An admission here: Unlike Prof. Schopf, I'm kind of insufferable. If a book is poorly written, I won't finish it. If a film is truly dire, I'll walk. Hence you should value my opinion. I'm not like your average Ivy League professor. I'm more like Little Mikey, the kid in the Life cereal commercial: I'm discerning.

Now that I've established my stratospheric standards, it's time for another admission. You may have heard of this film, Breaking Dawn, Part 1, that has been clogging cinemas around the world with morbid lovesick munchkins. It pains me to have to say this. This absurdly popular film, dismissed by critics, is actually good. No, really: It's much better than it has any right to be. I felt that way about the first film in the Twilight series as well. Even New Moon wasn't fully dreadful. If you want to make a bad film, don't cast Kristen Stewart.

Stewart is a master of the minor emotional crisis. This is helpful in a vampire flick, where most crises are Not Minor. The tooth-brushing sequence, for instance: generally, to get this kind of drama out of a bathroom scene, you have to butcher someone in the shower. Whereas Kristen? She brushes her teeth. Harrowing. (The leg-shaving is pretty involving as well.)

True, with the exception of this one performance, you're not dealing with refined cinema. Taylor Lautner does not pack a subtle talent behind that supraorbital ridge; the vampire makeup is still comically inept; and I could do without werewolves conversing in dubbed canine ESP. In fact, you have to forgive a fair bit of risible kitsch.

This is not a deal breaker, however. It tends to be true of most opera as well: If you can love Verdi, you can love Twilight. Nothing here requires the same suspension of disbelief as, say, the plot of Il Trovatore, or a 300-pound soprano trying to convince you that she's wasting away.
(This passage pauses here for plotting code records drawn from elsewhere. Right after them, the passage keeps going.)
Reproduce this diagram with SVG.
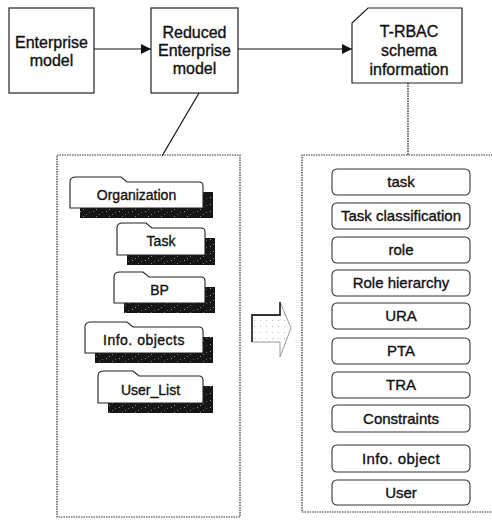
<svg xmlns="http://www.w3.org/2000/svg" width="492" height="520" viewBox="0 0 492 520">
  <style>
    .box { fill: #fff; stroke: #222; stroke-width: 1.2; }
    .lbl { font-family: "Liberation Sans", Arial, sans-serif; fill: #111; stroke: #111; stroke-width: 0.35; text-anchor: middle; }
    .big { font-size: 16px; }
    .mid { font-size: 15px; }
    .sm { font-size: 14px; }
    .panel { fill: none; stroke: #333; stroke-width: 1.2; stroke-dasharray: 1.5 1; }
    .folder { fill: #fff; stroke: #222; stroke-width: 1.1; }
    .shadow { fill: url(#speckle); }
    .item { fill: #fff; stroke: #333; stroke-width: 1.1; }
    .conn { stroke: #111; stroke-width: 1.2; fill: none; }
  </style>
  <defs>
    <pattern id="speckle" width="13" height="7" patternUnits="userSpaceOnUse">
      <rect width="13" height="7" fill="#151515"/>
      <rect x="2" y="1" width="1" height="1" fill="#999"/>
      <rect x="8" y="4" width="1" height="1" fill="#777"/>
      <rect x="11" y="2" width="1" height="1" fill="#666"/>
      <rect x="5" y="6" width="1" height="1" fill="#888"/>
    </pattern>
    <pattern id="dots" width="6" height="6" patternUnits="userSpaceOnUse">
      <rect width="6" height="6" fill="#fff"/>
      <rect x="2" y="2" width="1" height="1" fill="#bbb"/>
    </pattern>
    <marker id="arrow" viewBox="0 0 10 10" refX="10" refY="5" markerWidth="10" markerHeight="10" markerUnits="userSpaceOnUse" orient="auto">
      <path d="M0,0 L10,5 L0,10 Z" fill="#111"/>
    </marker>
  </defs>

  <!-- connectors -->
  <g id="connectors">
    <line class="conn" x1="94" y1="49" x2="151" y2="49" marker-end="url(#arrow)"/>
    <line class="conn" x1="238" y1="49" x2="352" y2="49" marker-end="url(#arrow)"/>
    <line class="conn" x1="199" y1="93" x2="162" y2="156"/>
    <line class="conn" x1="408" y1="83" x2="408" y2="155" stroke-dasharray="1.5 1"/>
  </g>

  <!-- top row -->
  <g id="enterprise-model">
    <rect class="box" x="9" y="8" width="85" height="85"/>
    <text class="lbl big" x="51.5" y="48">Enterprise</text>
    <text class="lbl big" x="51.5" y="66">model</text>
  </g>
  <g id="reduced-enterprise-model">
    <rect class="box" x="151" y="8" width="87" height="85"/>
    <text class="lbl big" x="194.5" y="38">Reduced</text>
    <text class="lbl big" x="194.5" y="56">Enterprise</text>
    <text class="lbl big" x="194.5" y="74">model</text>
  </g>
  <g id="trbac-schema">
    <polygon class="box" points="352,23 368,8 462,8 462,83 352,83"/>
    <text class="lbl big" x="409" y="37">T-RBAC</text>
    <text class="lbl big" x="409" y="56">schema</text>
    <text class="lbl big" x="409" y="75">information</text>
  </g>

  <!-- enterprise model panel -->
  <g id="model-panel">
    <rect class="panel" x="57" y="155" width="183" height="362"/>
    <g id="organization">
      <rect class="shadow" x="80" y="192" width="133" height="26"/>
      <path class="folder" d="M70,208 V182 Q70,177 76,177 H121 L127,182 H199 Q203,182 203,186 V208 Z"/>
      <text class="lbl sm" x="136.5" y="200">Organization</text>
    </g>
    <g id="task-folder">
      <rect class="shadow" x="127" y="238" width="88" height="27"/>
      <path class="folder" d="M117,255 V228 Q117,223 123,223 H146 L152,228 H201 Q205,228 205,232 V255 Z"/>
      <text class="lbl sm" x="161" y="246">Task</text>
    </g>
    <g id="bp-folder">
      <rect class="shadow" x="124" y="287" width="91" height="26"/>
      <path class="folder" d="M114,303 V277 Q114,272 120,272 H143 L149,277 H201 Q205,277 205,281 V303 Z"/>
      <text class="lbl sm" x="159.5" y="295">BP</text>
    </g>
    <g id="info-objects">
      <rect class="shadow" x="95" y="337" width="118" height="26"/>
      <path class="folder" d="M85,353 V327 Q85,322 91,322 H127 L133,327 H199 Q203,327 203,331 V353 Z"/>
      <text class="lbl sm" x="144" y="345" letter-spacing="0.5">Info. objects</text>
    </g>
    <g id="user-list">
      <rect class="shadow" x="108" y="386" width="105" height="27"/>
      <path class="folder" d="M98,403 V376 Q98,371 104,371 H133 L139,376 H199 Q203,376 203,380 V403 Z"/>
      <text class="lbl sm" x="150.5" y="395">User_List</text>
    </g>
  </g>

  <!-- transformation arrow -->
  <g id="transform-arrow">
    <polygon points="252,315 280,315 280,302 291,328 280,357 280,342 252,342" fill="url(#dots)" stroke="#999" stroke-width="1"/>
    <polyline points="252,342 252,315 280,315 280,302" fill="none" stroke="#333" stroke-width="1.8"/>
  </g>

  <!-- T-RBAC schema panel -->
  <g id="schema-panel">
    <path class="panel" d="M495,155 H302 V512 H495"/>
    <g id="item-task"><rect class="item" x="332" y="169" width="138" height="26" rx="5"/><text class="lbl mid" x="401" y="187">task</text></g>
    <g id="item-task-classification"><rect class="item" x="332" y="203" width="138" height="26" rx="5"/><text class="lbl mid" x="401" y="221">Task classification</text></g>
    <g id="item-role"><rect class="item" x="332" y="237" width="138" height="26" rx="5"/><text class="lbl mid" x="401" y="255">role</text></g>
    <g id="item-role-hierarchy"><rect class="item" x="332" y="270" width="138" height="26" rx="5"/><text class="lbl mid" x="401" y="288">Role hierarchy</text></g>
    <g id="item-ura"><rect class="item" x="332" y="303" width="138" height="26" rx="5"/><text class="lbl mid" x="401" y="321">URA</text></g>
    <g id="item-pta"><rect class="item" x="332" y="338" width="138" height="26" rx="5"/><text class="lbl mid" x="401" y="356">PTA</text></g>
    <g id="item-tra"><rect class="item" x="332" y="372" width="138" height="26" rx="5"/><text class="lbl mid" x="401" y="390">TRA</text></g>
    <g id="item-constraints"><rect class="item" x="332" y="405" width="138" height="27" rx="5"/><text class="lbl mid" x="401" y="424">Constraints</text></g>
    <g id="item-info-object"><rect class="item" x="332" y="445" width="138" height="27" rx="5"/><text class="lbl mid" x="401" y="464" letter-spacing="0.4">Info. object</text></g>
    <g id="item-user"><rect class="item" x="332" y="480" width="138" height="25" rx="5"/><text class="lbl mid" x="401" y="498">User</text></g>
  </g>
</svg>
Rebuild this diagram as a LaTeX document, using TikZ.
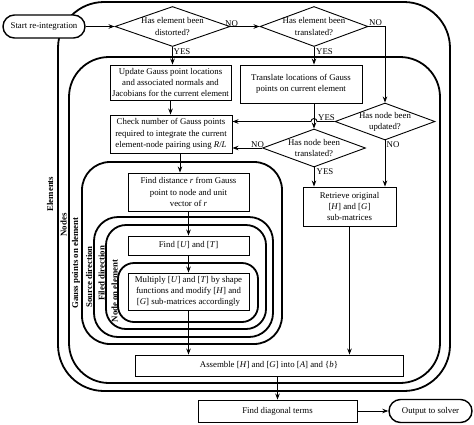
\documentclass[tikz,border=0pt]{standalone}
\usepackage{fontspec}
\setmainfont{Liberation Serif}
\usetikzlibrary{shapes.geometric,shapes.misc,arrows.meta,calc}
\begin{document}
\begin{tikzpicture}[x=1pt,y=-1pt,
  font=\fontsize{8.8}{11.2}\selectfont,
  box/.style={draw,fill=white,line width=0.9pt,align=center,inner sep=1pt},
  dec/.style={draw,fill=white,diamond,line width=0.9pt,inner sep=0pt},
  term/.style={draw,fill=white,rounded rectangle,line width=1.4pt,inner sep=1pt},
  loopline/.style={line width=1.8pt},
  looplab/.style={rotate=90,font=\fontsize{8.8}{10}\selectfont\bfseries,inner sep=0pt},
  arr/.style={line width=0.9pt,-{Stealth[length=6pt,width=4.5pt]}},
  plain/.style={line width=0.9pt},
  lab/.style={inner sep=0pt,anchor=base west,font=\fontsize{8.8}{10}\selectfont}
]
\useasboundingbox (0,0) rectangle (474,424);

% loops
\draw[loopline, rounded corners=46pt] (58,2) rectangle (450,391);
\draw[loopline, rounded corners=40pt] (69,57) rectangle (440,383);
\draw[loopline, rounded corners=28pt] (82,162) rectangle (282,344);
\draw[loopline, rounded corners=24pt] (94,217) rectangle (273,337);
\draw[loopline, rounded corners=20pt] (106,225) rectangle (266,329);
\draw[loopline, rounded corners=16pt] (118,263) rectangle (258,322);

% loop labels
\node[looplab] (lelem) at (50,194) {Elements};
\node[looplab] (lnode) at (63.5,225) {Nodes};
\node[looplab] (lgauss) at (76,263) {Gauss points on element};
\node[looplab] (lsrc) at (89,277) {Source direction};
\node[looplab] (lfld) at (101.5,273.5) {Filed direction};
\node[looplab] (lnoe) at (114.5,291) {Node on element};

% nodes
\node[term, minimum width=84pt, minimum height=23pt] (start) at (44,26.5) {Start re-integration};
\node[dec, minimum width=115pt, minimum height=40pt,
  label={[align=center,inner sep=0pt]center:Has element been\\distorted?}] (d1) at (172.5,26.5) {};
\node[dec, minimum width=108pt, minimum height=40pt,
  label={[align=center,inner sep=0pt]center:Has element been\\translated?}] (d2) at (314,26.5) {};
\node[box, minimum width=121pt, minimum height=35pt] (upd) at (170.5,82.5)
  {Update Gauss point locations\\and associated normals and\\Jacobians for the current element};
\node[box, minimum width=122pt, minimum height=38pt] (trans) at (301,84)
  {Translate locations of Gauss\\points on current element};
\node[box, minimum width=122pt, minimum height=38pt] (check) at (171,134)
  {Check number of Gauss points\\required to integrate the current\\element-node pairing using \textit{R}/\textit{L}};
\node[dec, minimum width=100pt, minimum height=37pt,
  label={[align=center,inner sep=0pt]center:Has node been\\updated?}] (dupd) at (385,121.5) {};
\node[dec, minimum width=103pt, minimum height=38pt,
  label={[align=center,inner sep=0pt]center:Has node been\\translated?}] (dtr) at (314,148) {};
\node[box, minimum width=93pt, minimum height=39pt] (retr) at (349.5,206.5)
  {Retrieve original\\{}[\textit{H}] and [\textit{G}]\\sub-matrices};
\node[box, minimum width=121pt, minimum height=38pt] (fd) at (188.5,192)
  {Find distance \textit{r} from Gauss\\point to node and unit\\vector of \textit{r}};
\node[box, minimum width=121pt, minimum height=19pt] (ut) at (188.5,245.5)
  {Find [\textit{U}] and [\textit{T}]};
\node[box, minimum width=121pt, minimum height=37pt] (mult) at (188.5,291.5)
  {Multiply [\textit{U}] and [\textit{T}] by shape\\functions and modify [\textit{H}] and\\{}[\textit{G}] sub-matrices accordingly};
\node[box, minimum width=268pt, minimum height=21pt] (asm) at (269,365.5)
  {Assemble [\textit{H}] and [\textit{G}] into [\textit{A}] and \{\textit{b}\}};
\node[box, minimum width=159pt, minimum height=22pt] (diag) at (277.5,411)
  {Find diagonal terms};
\node[term, minimum width=85pt, minimum height=23pt] (out) at (430.5,411) {Output to solver};

% connectors
\draw[arr] (start.east) -- (d1.west);
\draw[arr] (d1.east) -- (d2.west);
\draw[arr] (d1.south) -- (d1.south |- upd.north);
\draw[arr] (d2.south) -- (d2.south |- trans.north);
\draw[arr] (d2.east) -| (dupd.north);
\draw[arr] (upd.south) -- (upd.south |- check.north);
\draw[arr] (trans.south -| dtr.north) -- (dtr.north);
\draw[arr] (dupd.west) -- (317,121.5) arc[start angle=0,end angle=180,radius=3pt] -- (dupd.west -| check.east);
\draw[arr] (dtr.west) -- (dtr.west -| check.east);
\draw[arr] (dtr.south) -- (dtr.south |- retr.north);
\draw[arr] (dupd.south) -- (dupd.south |- retr.north);
\draw[arr] (retr.south) -- (retr.south |- asm.north);
\draw[arr] (check.south -| 180,0) -- (180,0 |- fd.north);
\draw[arr] (fd.south) -- (ut.north);
\draw[arr] (ut.south) -- (mult.north);
\draw[arr] (mult.south) -- (mult.south |- asm.north);
\draw[arr] (asm.south -| diag.north) -- (diag.north);
\draw[arr] (diag.east) -- (out.west);

% branch labels
\node[lab] (no1) at (225,26) {NO};
\node[lab] (yes1) at (173.5,54.5) {YES};
\node[lab] (no2) at (369,25.5) {NO};
\node[lab] (yes2) at (316,54.5) {YES};
\node[lab] (yes3) at (318,120) {YES};
\node[lab] (no3) at (251,147) {NO};
\node[lab] (yes4) at (316.5,174) {YES};
\node[lab] (no4) at (386.5,147.5) {NO};
\end{tikzpicture}
\end{document}
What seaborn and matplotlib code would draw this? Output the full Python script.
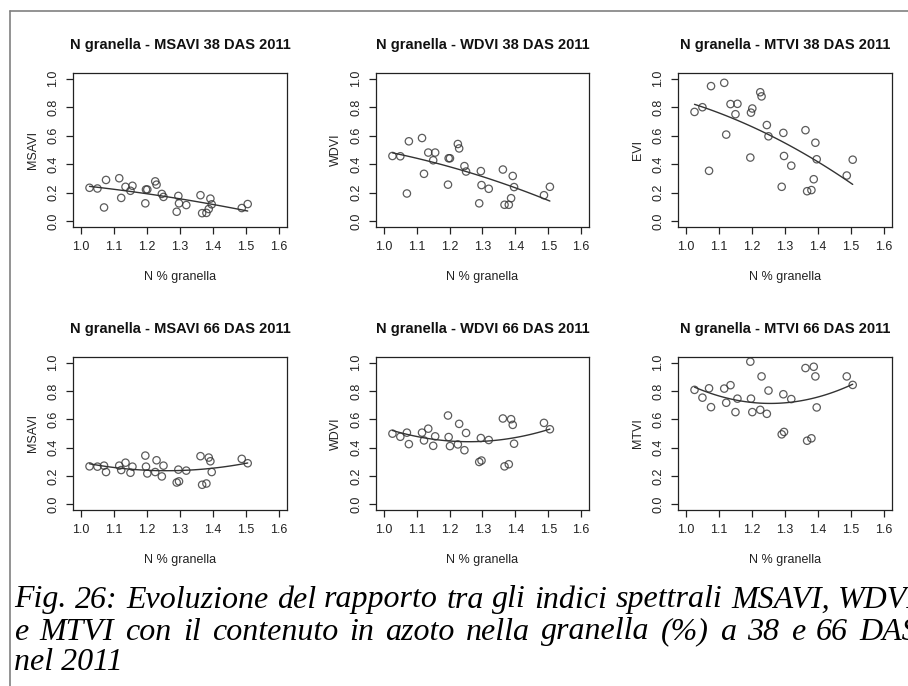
import numpy as np
import pandas as pd
import matplotlib
matplotlib.use("Agg")
import matplotlib.pyplot as plt
from matplotlib.lines import Line2D
import seaborn as sns

# ---- data ----
n_granella = [1.026, 1.050, 1.076, 1.070, 1.116, 1.135, 1.122, 1.156, 1.150, 1.197,
              1.201, 1.195, 1.225, 1.229, 1.245, 1.250, 1.295, 1.297, 1.290, 1.319,
              1.362, 1.367, 1.380, 1.392, 1.396, 1.387, 1.487, 1.505]

msavi_38 = [0.235, 0.230, 0.290, 0.097, 0.302, 0.242, 0.164, 0.249, 0.214, 0.223,
            0.223, 0.126, 0.280, 0.257, 0.192, 0.171, 0.178, 0.126, 0.067, 0.114,
            0.183, 0.057, 0.059, 0.159, 0.119, 0.086, 0.093, 0.121]
wdvi_38 = [0.458, 0.456, 0.561, 0.195, 0.584, 0.482, 0.333, 0.482, 0.428, 0.442,
           0.442, 0.257, 0.542, 0.511, 0.387, 0.349, 0.352, 0.254, 0.126, 0.228,
           0.363, 0.116, 0.116, 0.318, 0.240, 0.162, 0.183, 0.242]
mtvi_38 = [0.767, 0.800, 0.948, 0.354, 0.971, 0.822, 0.608, 0.824, 0.751, 0.762,
           0.791, 0.447, 0.905, 0.876, 0.675, 0.596, 0.620, 0.458, 0.242, 0.390,
           0.639, 0.211, 0.219, 0.551, 0.435, 0.295, 0.321, 0.432]
msavi_66 = [0.268, 0.266, 0.228, 0.273, 0.273, 0.294, 0.242, 0.266, 0.223, 0.266,
            0.218, 0.344, 0.228, 0.311, 0.197, 0.273, 0.245, 0.162, 0.154, 0.238,
            0.340, 0.138, 0.147, 0.304, 0.228, 0.330, 0.321, 0.290]
wdvi_66 = [0.499, 0.477, 0.425, 0.506, 0.506, 0.534, 0.451, 0.480, 0.413, 0.475,
           0.411, 0.627, 0.423, 0.568, 0.382, 0.504, 0.468, 0.309, 0.299, 0.454,
           0.606, 0.268, 0.283, 0.561, 0.428, 0.601, 0.575, 0.530]
mtvi_66 = [0.808, 0.753, 0.686, 0.819, 0.817, 0.841, 0.717, 0.746, 0.651, 0.746,
           0.651, 1.007, 0.667, 0.903, 0.639, 0.803, 0.777, 0.511, 0.494, 0.743,
           0.962, 0.449, 0.466, 0.903, 0.684, 0.971, 0.903, 0.843]

titles = ["N granella - MSAVI 38 DAS 2011", "N granella - WDVI 38 DAS 2011",
          "N granella - MTVI 38 DAS 2011", "N granella - MSAVI 66 DAS 2011",
          "N granella - WDVI 66 DAS 2011", "N granella - MTVI 66 DAS 2011"]
ylabels = ["MSAVI", "WDVI", "EVI", "MSAVI", "WDVI", "MTVI"]
series = [msavi_38, wdvi_38, mtvi_38, msavi_66, wdvi_66, mtvi_66]
xlabel = "N % granella"
x_ticks = [1.0, 1.1, 1.2, 1.3, 1.4, 1.5, 1.6]
y_ticks = [0.0, 0.2, 0.4, 0.6, 0.8, 1.0]
caption = ["Fig. 26: Evoluzione del rapporto tra gli indici spettrali MSAVI, WDVI",
           "e MTVI con il contenuto in azoto nella granella (%) a 38 e 66 DAS",
           "nel 2011"]

# ---- figure ----
sns.set_theme(style="white")
plt.rcParams['font.family'] = ['Liberation Sans', 'DejaVu Sans']

W, H = 908, 686
fig = plt.figure(figsize=(W / 100, H / 100), dpi=100)
fig.patch.set_facecolor("white")


def pos(l, t, r, b):
    return [l / W, 1 - b / H, (r - l) / W, (b - t) / H]


col_lr = [(73, 287), (376, 589), (678, 892)]
row_tb = [(73, 227), (357, 510)]

ink = "#222222"
for i, (yv, title, yl) in enumerate(zip(series, titles, ylabels)):
    r, c = divmod(i, 3)
    l, rr = col_lr[c]
    t, b = row_tb[r]
    ax = fig.add_axes(pos(l, t, rr, b))
    df = pd.DataFrame({"x": n_granella, "y": yv})
    sns.regplot(data=df, x="x", y="y", ax=ax, order=2, ci=None,
                scatter_kws=dict(s=28, facecolors="none", edgecolors="#333333",
                                 linewidths=0.9),
                line_kws=dict(color="#333333", lw=1.0))
    ax.set_xlim(0.976, 1.624)
    ax.set_ylim(-0.04, 1.04)
    ax.set_xticks(x_ticks)
    ax.set_yticks(y_ticks)
    ax.set_xticklabels([f"{v:.1f}" for v in x_ticks])
    ax.set_yticklabels([f"{v:.1f}" for v in y_ticks], rotation=90, va="center")
    ax.tick_params(axis="both", direction="out", length=5, width=0.9,
                   color=ink, labelsize=9, labelcolor=ink, pad=5,
                   left=True, bottom=True)
    for sp in ax.spines.values():
        sp.set_visible(True)
        sp.set_color(ink)
        sp.set_linewidth(0.9)
    ax.set_facecolor("white")
    ax.grid(False)
    h = b - t
    wdt = rr - l
    ax.set_xlabel(xlabel, fontsize=9, color=ink)
    ax.xaxis.set_label_coords(0.5, -(50 / h))
    ax.xaxis.label.set_va("center")
    ax.set_ylabel(yl, fontsize=9, color=ink)
    ax.yaxis.set_label_coords(-(40 / wdt), 0.5)
    ax.yaxis.label.set_va("center")
    ax.set_title(title, fontsize=10.5, fontweight="bold", color="#111111",
                 y=1 + 28 / h, va="center", pad=0)

# caption: justified lines (the page text runs past the right edge)
cap_kw = dict(fontsize=23, style="italic", family=["Liberation Serif", "DejaVu Serif"],
              color="black", va="center", ha="left")
renderer = fig.canvas.get_renderer()
left_px, right_px = 14, 918
for k, (line, yy) in enumerate(zip(caption, [600, 632, 663])):
    yfig = 1 - yy / H
    if k == len(caption) - 1:
        fig.text(left_px / W, yfig, line, **cap_kw)
        continue
    words = line.split(" ")
    arts = [fig.text(0, yfig, wd, **cap_kw) for wd in words]
    widths = [a.get_window_extent(renderer).width for a in arts]
    gap = (right_px - left_px - sum(widths)) / (len(words) - 1)
    xcur = left_px
    for a, wpx in zip(arts, widths):
        a.set_x(xcur / W)
        xcur += wpx + gap

# page frame lines
fig.add_artist(Line2D([10 / W, 10 / W], [0, 1 - 11 / H], transform=fig.transFigure,
                      color="#808080", lw=1.2))
fig.add_artist(Line2D([10 / W, 1], [1 - 11 / H, 1 - 11 / H], transform=fig.transFigure,
                      color="#808080", lw=1.2))

fig.savefig("out.png", dpi=100, facecolor="white")
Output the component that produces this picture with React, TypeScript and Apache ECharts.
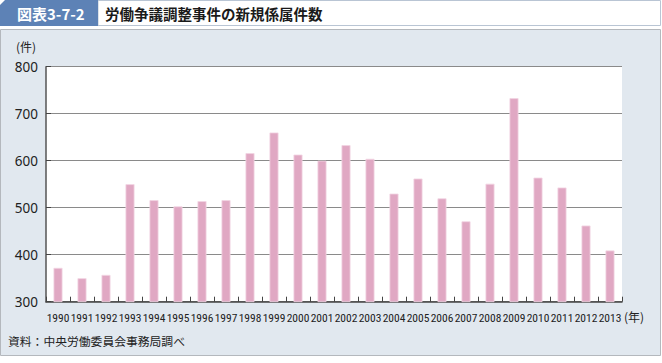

I was determined to hate this stuff. I'm one of the last holdouts when it comes to Harry Potter -- it disturbs me that even sane adults can't see the abyss that separates J.K. Rowling from the genuinely important children's writers: Lewis Carroll, C.S. Lewis, Madeleine L'Engle, Philip Pullman. I made a real effort to find Hogwarts charming, or at least entertaining. Or anything but annoying. You want the world to go ape for something of genuine value, but the world occasionally chooses Lady Di. Or Harry Potter. The films are no better than the books: incoherent, derivative and trite.

Now, I haven't actually read Stephenie Meyer, but every indication is that she's in a different league from J.K. Rowling: The plotting in Breaking Dawn is not simply coherent, but breathtaking. I don't know the genre nearly well enough to say whether Twilight is unique, but it certainly isn't the orgy of barely competent theft that you encounter in Harry Potter, which seems to be stolen not so much from Tolkien, as from sword-and-sorcery hacks who themselves stole from a Reader's Digest version of Tolkien. (I told you I was insufferable.)

I may even have to read Stephenie Meyer. This is unexpected. My girlfriend was required to read the first book for class, and was dreading the prospect, but ended up devouring the entire series. The prose is indeed wretched, she explained, but the books are "seriously engrossing." This from a woman who's even less tolerant of creaking wizard pulp than I am.

(She almost wrote a paper on Twilight. I wish she had. It was going to address Christian vs. Mormon subtext in postmodern vampire pulp, but she never got past the title: "God Hates Fangs.")

Meanwhile, no need for concern: Harvard remains an earnest university. You will still find people there studying weighty matters, in sober ways. My girlfriend took a rigorous course in Mayan glyphs, for instance. Very much what you would associate with a dignified academic institution. What she learned in that esoteric course, surprisingly enough, is of central importance to our ordinary lives: you'll be happy to know that no respectable Mayanist believes that the ancient Maya prophesied the end of the world in 2012. Not one.

Surely you feel, as I do, a great relief to hear this from the experts. These rumours of Armageddon are based on a gross misinterpretation of the evidence, say the pale scholars at Harvard, who've gone eyeball-to-eyeball with the glyphs for longer than you've been alive.

Relax: we're all going to be around for the release of Breaking Dawn, Part II.